It is, indisputable that intellectual property (IP) rights represent important assets for companies within the innovative ecosystem and often comprises the foundation for market dominance and continued profitability. The value of these companies are mostly built on intangible assets, that can be used as collateral to obtain financing. For the last 25 years, the world economy has relentlessly migrated from asset-heavy industries to asset-light, and the value of most companies now resides primarily in their intellectual property.
This includes ‘hard’ intellectual property such as patents and copyrights, and powerful soft intellectual property like data, trade secrets and know-how.
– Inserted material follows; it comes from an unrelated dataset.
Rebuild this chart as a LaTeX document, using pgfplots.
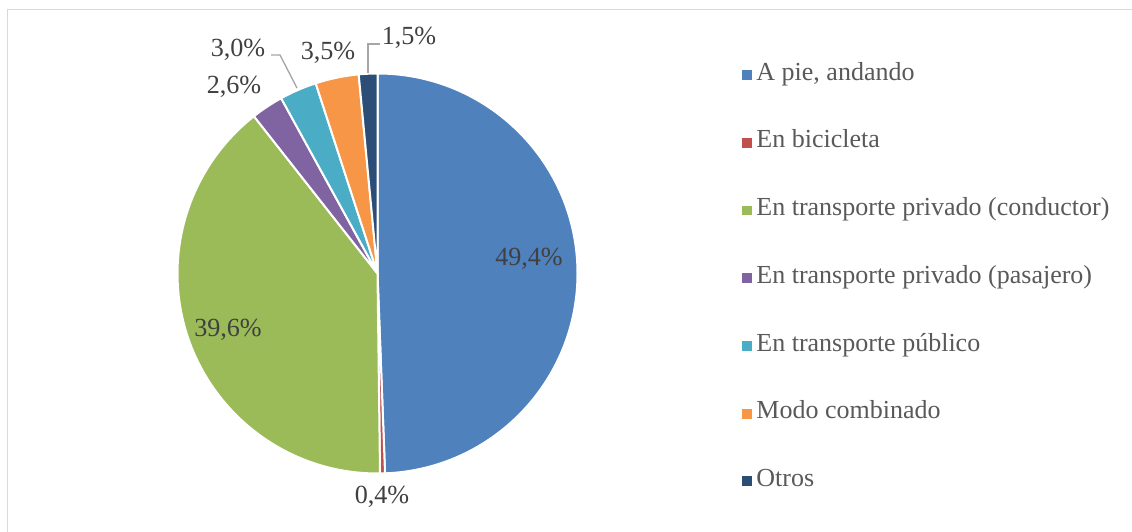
\documentclass[border=0pt]{standalone}
\usepackage{pgfplots}
\pgfplotsset{compat=1.18}
\usepackage{pgfplotstable}
\usepackage{fontspec}
\setmainfont{Liberation Serif}
\definecolor{c0}{HTML}{4F81BD}
\definecolor{c1}{HTML}{C0504D}
\definecolor{c2}{HTML}{9BBB59}
\definecolor{c3}{HTML}{8064A2}
\definecolor{c4}{HTML}{4BACC6}
\definecolor{c5}{HTML}{F79646}
\definecolor{c6}{HTML}{2C4D75}
\definecolor{txt}{HTML}{404040}
\definecolor{legtxt}{HTML}{595959}
\definecolor{frm}{HTML}{D9D9D9}
\definecolor{lead}{HTML}{A6A6A6}

\pgfplotstableread{
idx value
0 49.4
1 0.4
2 39.6
3 2.6
4 3.0
5 3.5
6 1.5
}\piedata

\begin{document}
\begin{tikzpicture}
\pgfmathsetmacro{\acc}{90}
\pgfplotsforeachungrouped \i in {0,...,6}{%
  \pgfplotstablegetelem{\i}{value}\of\piedata
  \pgfmathsetmacro{\vv}{\pgfplotsretval}%
  \expandafter\xdef\csname sa\i\endcsname{\acc}%
  \pgfmathsetmacro{\acc}{\acc-3.6*\vv}%
  \expandafter\xdef\csname ea\i\endcsname{\acc}%
}
\begin{axis}[
  scale only axis, width=849pt, height=399pt,
  xmin=0, xmax=1132, ymin=0, ymax=532,
  hide axis, clip=false,
  legend cell align=left,
  legend style={at={(axis cs:737.5,469.5)}, anchor=north west, draw=none, fill=none,
    font=\fontsize{19.5pt}{22pt}\selectfont, text=legtxt,
    row sep=36.8pt,
    nodes={inner sep=0pt, text height=11pt, text depth=3pt}},
]
\pgfplotsinvokeforeach{0,...,6}{%
  \fill[fill=c#1, draw=white, line width=1.5pt, line join=round]
    (axis cs:377.5,258.5) -- ([shift={(\csname sa#1\endcsname:150pt)}]axis cs:377.5,258.5)
    arc[start angle=\csname sa#1\endcsname, end angle=\csname ea#1\endcsname, radius=150pt] -- cycle;
}
\addlegendimage{legend image code/.code={\fill[c0] (0pt,-3.3pt) rectangle (6.6pt,3.3pt); \path (10.6pt,0pt);}}
\addlegendentry{A pie, andando}
\addlegendimage{legend image code/.code={\fill[c1] (0pt,-3.3pt) rectangle (6.6pt,3.3pt); \path (10.6pt,0pt);}}
\addlegendentry{En bicicleta}
\addlegendimage{legend image code/.code={\fill[c2] (0pt,-3.3pt) rectangle (6.6pt,3.3pt); \path (10.6pt,0pt);}}
\addlegendentry{En transporte privado (conductor)}
\addlegendimage{legend image code/.code={\fill[c3] (0pt,-3.3pt) rectangle (6.6pt,3.3pt); \path (10.6pt,0pt);}}
\addlegendentry{En transporte privado (pasajero)}
\addlegendimage{legend image code/.code={\fill[c4] (0pt,-3.3pt) rectangle (6.6pt,3.3pt); \path (10.6pt,0pt);}}
\addlegendentry{En transporte público}
\addlegendimage{legend image code/.code={\fill[c5] (0pt,-3.3pt) rectangle (6.6pt,3.3pt); \path (10.6pt,0pt);}}
\addlegendentry{Modo combinado}
\addlegendimage{legend image code/.code={\fill[c6] (0pt,-3.3pt) rectangle (6.6pt,3.3pt); \path (10.6pt,0pt);}}
\addlegendentry{Otros}
% data labels
\begin{scope}[every node/.style={font=\fontsize{19.6pt}{22pt}\selectfont, text=txt, inner sep=0pt}]
\node at (axis cs:529,273) {49,4\%};
\node at (axis cs:228,202) {39,6\%};
\node at (axis cs:382,35) {0,4\%};
\node at (axis cs:234,445) {2,6\%};
\node at (axis cs:238,482) {3,0\%};
\node at (axis cs:328,479) {3,5\%};
\node at (axis cs:409,494) {1,5\%};
\end{scope}
\draw[lead, line width=1pt] (axis cs:271,477) -- (axis cs:280,477) -- (axis cs:297,444);
\draw[lead, line width=1pt] (axis cs:368,459) -- (axis cs:368,488) -- (axis cs:380,488);
% chart frame
\draw[frm, line width=1.1pt] (axis cs:7.5,0) -- (axis cs:7.5,522.5) -- (axis cs:1132,522.5);
\end{axis}
\pgfresetboundingbox
\path (0,0) rectangle (849pt,399pt);
\end{tikzpicture}
\end{document}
It is also incontrovertible that IP has emerged as a commercially valuable and dominant asset to the global economy. The integration of intellectual property rights system that recognizes the asset value of IPRs in the economy could accelerate business outcomes for young IP-rich startups, if lenders adopt a new mind-set to IP-backed debt finance.
Compared to other countries with higher rates on innovation, Nigeria seems be falling behind due to its slow approach in recognizing the asset value of intangibles in debt financing.
This article discusses the present state of the law with respect to the creation, perfection, and enforcement of security interests in intellectual property pursuant to the Secured Transaction in Movable Assets Act (STMA Act). It x-rays the context in which the creation of security interests in IP assets can be leveraged upon in Nigeria and sets out to establish how IP and intangibles might be able to facilitate the supply of finance to businesses that are rich in this asset class…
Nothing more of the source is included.